В течение недели в Париже мы готовились к отъезду на Кергелен — посетили Управление южных и антарктических земель Франции, убедились, что наш груз с приборами дошёл до Франции и попал на корабль, идущий на Кергелен, познакомились с сотрудниками отдела, с которыми мы совместно вели эти исследования.
Саму поездку на Кергелен и обратно описывать было бы слишком долго — перелёт на Мадагаскар, затем на остров Реюньон, затем на корабле по Индийскому океану до самой его середины. Посмотрите на карту Южного полушария и найдите в самом центре Индийского океана место, примерно одинаково удалённое от Южной Африки, от Австралии и от Антарктиды. Если карта достаточно подробная, то в этой точке можно увидеть несколько островов — это и есть архипелаг Кергелен.
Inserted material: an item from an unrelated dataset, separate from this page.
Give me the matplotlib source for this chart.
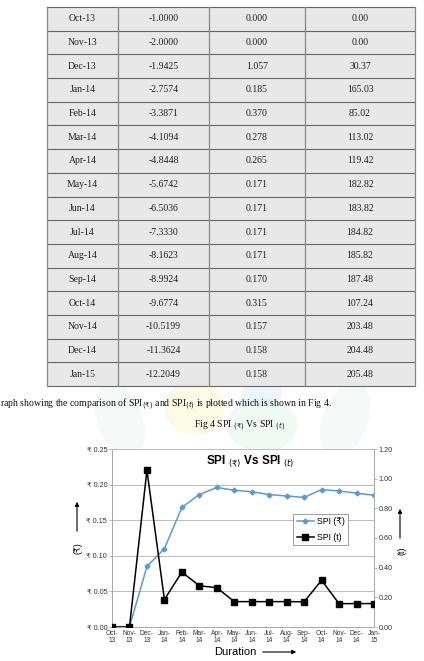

Результаты исследований на Кергелене опубликованы и широко известны, я здесь скажу только о том прорыве, который Валерия Алексеевна произвела в доведении этих работ до научной общественности и вообще до читающей публики. В противоположность многим иным научным руководителям она видела свою задачу не в построении «замка из слоновой кости», а в доведении научных результатов до сведения всех тех, кто мог ими воспользоваться или кому это просто было интересно. Соответственно росла её собственная популярность, признание её сотрудников, популярность тех организаций, с которыми мы сотрудничали, появлялись новые предложения совместной деятельности. Наладились контакты с Институтом космических исследований, укрепились связи с ИЗМИРАНом, к этим исследованиям подключился французский космический центр CNES, завязались совместные дискуссии с немецким Институтом Макса Планка.